By BRAD KELLAR
What is already one of the largest identity theft investigations in Hunt County history continues to expand.
A Rains County woman, already indicted on multiple felony charges in connection with alleged forgeries and frauds, has pleaded not guilty to additional indictments involving the same overall scheme.
Stephanie Marie Bain, 26, of Point, was indicted by the Hunt County grand jury last Friday on three counts of engaging in organized criminal activity and one count of the fraudulent use/possession of identification information, more than 50 items. The indictments were issued sealed, pending Bain’s arraignment Wednesday during a hearing in the 196th District Court. Judge Steve Tittle accepted the pleas, appointed an attorney to represent Bain on the charges and scheduled an interim hearing for May 25.
Bain was already scheduled to appear for an interim hearing on that day in connection with seven previous indictments, including two for engaging in organized criminal activity, three for credit/debit card abuse and two for the fraudulent use/possession of identification information.
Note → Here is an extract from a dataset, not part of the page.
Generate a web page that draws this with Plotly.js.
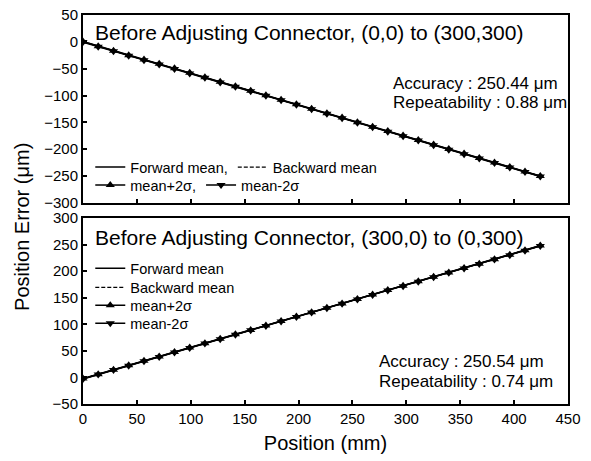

In one of the latest organized crime indictments, Bain is alleged to have acted alongside eight other individuals to break into automobiles and commit thefts on 19 separate occasions between Sept. 10 and Dec. 1, 2009.
The remaining two indictments made public Wednesday allege Bain acted alongside seven other individuals to obtain and use more than 50 items of identification, such as Social Security numbers and credit/debit card accounts, belonging to 27 victims on or about Jan. 20 of this year.
Bain was alleged in all of the indictments to have been acting with Edgar Guadalupe Espinoza of Greenville.
Espinoza is currently facing a June 6 trial date on seven indictments for engaging in organized criminal activity, four indictments for forgery and one count of the fraudulent use/possession of identification information.
According to the indictments, Espinoza was one of a group of eight individuals who acted together to obtain names, Social Security numbers, dates of birth and checking account and credit card numbers from 47 people, then used the information to pass 28 forged checks, with a total value of almost $7,500, at local banks and businesses between May and November of last year.